I do like the idea of auto-coercing to a SoftLink but I would argue that explicitly defining the SoftLink lets the user know that the data is actually not written to disk if wrapped in one. The user still has to embed the file somewhere or you will produce a NWB file with invalid links.

Note that I will not be doing much more work on MatNWB but I leave the repo open in case PRs come in. I would imagine that the repo itself will be archived at some point in the future.

ehennestad commented 5 months ago

That said, you cannot actually validate if an object is "pointable" by HDF5 path until you actually write the object to the same file as the soft link which is probably why any kind of validation is done at export level.

I didn't look into this in detail, but I imagine you could easily modify the NWB File object to store an internal cache or map of all the objects that have been added to it.

I.e, when I do nwb.general_devices.set('Device', device) that could be flagged somehow on the nwb file object, and when I later add a softlink, it could validate against the objects that are already cached/flagged.

I can imagine it is not foolproof, but the alternative is to allow types to be added as groups instead of links or even adding the completely wrong types, and this is a violation of the nwb schemas.

I would argue that explicitly defining the SoftLink lets the user know that the data is actually not written to disk if wrapped in one. The user still has to embed the file somewhere or you will produce a NWB file with invalid links.

I don't think anyone who is not very familiar with h5 would catch this nuance.

Note that I will not be doing much more work on MatNWB but I leave the repo open in case PRs come in. I would imagine that the repo itself will be archived at some point in the future.

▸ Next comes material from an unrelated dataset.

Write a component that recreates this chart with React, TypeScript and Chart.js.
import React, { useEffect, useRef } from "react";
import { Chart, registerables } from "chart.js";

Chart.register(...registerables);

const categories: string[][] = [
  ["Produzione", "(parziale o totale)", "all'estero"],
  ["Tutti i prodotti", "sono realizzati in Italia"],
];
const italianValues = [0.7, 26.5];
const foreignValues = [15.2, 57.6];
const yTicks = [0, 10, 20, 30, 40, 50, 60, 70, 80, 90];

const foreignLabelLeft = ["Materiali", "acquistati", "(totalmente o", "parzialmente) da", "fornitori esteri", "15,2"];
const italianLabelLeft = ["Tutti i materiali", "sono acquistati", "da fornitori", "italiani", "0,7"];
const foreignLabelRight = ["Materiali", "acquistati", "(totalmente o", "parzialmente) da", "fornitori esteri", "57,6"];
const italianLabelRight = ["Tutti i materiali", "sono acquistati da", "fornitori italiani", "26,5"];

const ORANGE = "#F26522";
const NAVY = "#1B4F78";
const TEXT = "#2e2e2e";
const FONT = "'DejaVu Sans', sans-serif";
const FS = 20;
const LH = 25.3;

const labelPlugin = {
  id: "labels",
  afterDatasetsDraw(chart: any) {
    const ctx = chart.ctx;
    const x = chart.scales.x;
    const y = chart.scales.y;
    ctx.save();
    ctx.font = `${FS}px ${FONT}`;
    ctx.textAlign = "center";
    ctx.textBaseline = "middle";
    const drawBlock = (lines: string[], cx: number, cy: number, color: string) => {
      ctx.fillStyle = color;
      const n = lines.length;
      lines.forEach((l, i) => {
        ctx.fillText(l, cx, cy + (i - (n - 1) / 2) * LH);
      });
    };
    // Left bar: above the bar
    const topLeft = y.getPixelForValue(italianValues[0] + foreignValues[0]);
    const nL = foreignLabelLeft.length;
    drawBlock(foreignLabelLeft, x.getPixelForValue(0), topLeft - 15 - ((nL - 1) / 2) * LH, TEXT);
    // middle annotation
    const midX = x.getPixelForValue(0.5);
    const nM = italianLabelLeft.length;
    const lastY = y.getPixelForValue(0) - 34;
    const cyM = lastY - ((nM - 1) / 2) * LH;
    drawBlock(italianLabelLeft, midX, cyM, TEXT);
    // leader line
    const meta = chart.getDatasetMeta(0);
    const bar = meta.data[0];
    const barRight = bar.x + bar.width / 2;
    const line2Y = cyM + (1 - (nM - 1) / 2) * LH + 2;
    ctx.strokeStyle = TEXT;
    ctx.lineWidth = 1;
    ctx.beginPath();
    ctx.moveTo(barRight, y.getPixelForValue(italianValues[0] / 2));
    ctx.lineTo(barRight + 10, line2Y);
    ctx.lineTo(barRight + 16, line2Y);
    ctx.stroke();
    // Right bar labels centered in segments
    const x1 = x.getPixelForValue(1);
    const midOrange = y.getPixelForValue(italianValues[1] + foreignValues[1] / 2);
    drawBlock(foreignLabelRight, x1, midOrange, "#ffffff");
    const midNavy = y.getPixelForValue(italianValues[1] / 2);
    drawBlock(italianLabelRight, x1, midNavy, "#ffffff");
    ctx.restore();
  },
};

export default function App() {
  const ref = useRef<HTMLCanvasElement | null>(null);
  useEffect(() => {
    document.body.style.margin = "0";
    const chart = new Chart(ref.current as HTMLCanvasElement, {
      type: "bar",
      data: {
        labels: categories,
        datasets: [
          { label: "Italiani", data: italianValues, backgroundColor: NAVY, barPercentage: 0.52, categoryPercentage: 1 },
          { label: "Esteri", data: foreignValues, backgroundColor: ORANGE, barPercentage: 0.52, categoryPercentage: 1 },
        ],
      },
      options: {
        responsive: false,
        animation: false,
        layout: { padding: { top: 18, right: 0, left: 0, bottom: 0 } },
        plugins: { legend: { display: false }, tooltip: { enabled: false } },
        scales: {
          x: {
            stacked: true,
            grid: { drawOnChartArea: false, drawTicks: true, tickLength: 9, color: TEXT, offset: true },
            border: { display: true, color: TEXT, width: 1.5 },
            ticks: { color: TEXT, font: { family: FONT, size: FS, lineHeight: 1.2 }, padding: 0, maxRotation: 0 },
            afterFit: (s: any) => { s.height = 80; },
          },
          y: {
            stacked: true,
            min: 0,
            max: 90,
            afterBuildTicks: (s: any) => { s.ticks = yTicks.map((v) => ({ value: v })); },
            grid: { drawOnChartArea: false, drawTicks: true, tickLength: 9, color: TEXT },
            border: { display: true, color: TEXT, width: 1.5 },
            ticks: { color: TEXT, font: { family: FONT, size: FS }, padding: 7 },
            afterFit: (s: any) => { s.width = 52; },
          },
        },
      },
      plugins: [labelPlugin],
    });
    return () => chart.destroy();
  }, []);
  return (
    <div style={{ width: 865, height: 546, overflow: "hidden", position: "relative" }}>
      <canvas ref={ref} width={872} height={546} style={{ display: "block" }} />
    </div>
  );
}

Oh, that's unfortunate, I hope there will be a way to keep it alive still!

lawrence-mbf commented 5 months ago

I didn't look into this in detail, but I imagine you could easily modify the NWB File object to store an internal cache or map of all the objects that have been added to it.

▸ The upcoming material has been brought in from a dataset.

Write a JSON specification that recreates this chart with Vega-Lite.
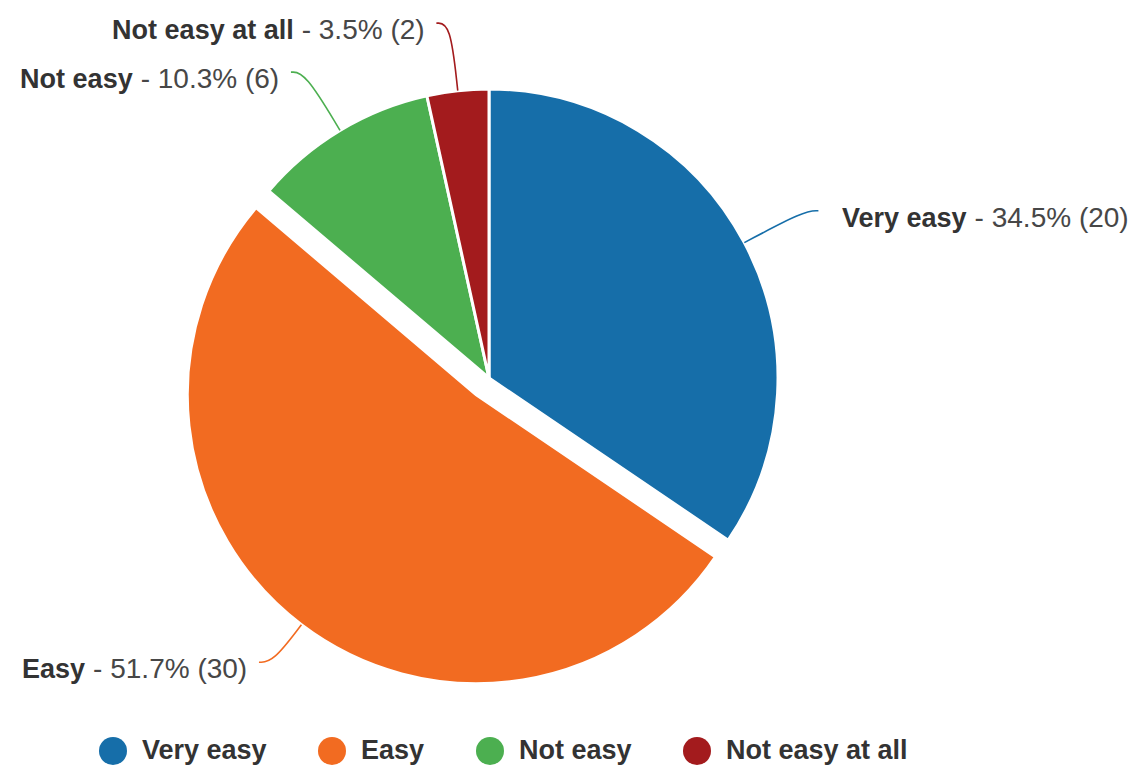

With the way that MatNWB has designed assignments, keeping a map at the highest level will only work if the assignment includes the NwbFile object i.e. nwb.acquisition.set('acq', obj);. But this does not work for anything more advanced object compositions like, say Dynamic Tables. You can easily construct a DynamicTable without touching the nwb object at all (which would not be caught by subsref). I suppose you could have all classes do this and have the nwb object just merge the maps at the top when the top-level subsref receives the object. Then you could check broken soft links prior to export.

...but the alternative is to allow types to be added as groups instead of links or even adding the completely wrong types, and this is a violation of the nwb schemas.

I agree, this is an oversight in design of SoftLinks. Some low-hanging fruit for development here is to just generalize the ExternalLink validation (which ironically has better and more thorough checks) so at least the wrong type is not passed in.

ehennestad commented 4 months ago

Pt 2 from the first post is also true for types.untyped.ObjectView

Also here there is an opportunity for hiding the implementation of ObjectView as suggested for Softlinks

I.e in the set method for a linked type, if the value is not a types.untyped.SoftLink convert it to one? This would take away the burden from the user to check whether a type is linked or "embedded" (i.e an optical channel is "embedded", not linked as far as I can see). It would also ensure that it's harder to add types that are not correct, as in point 2.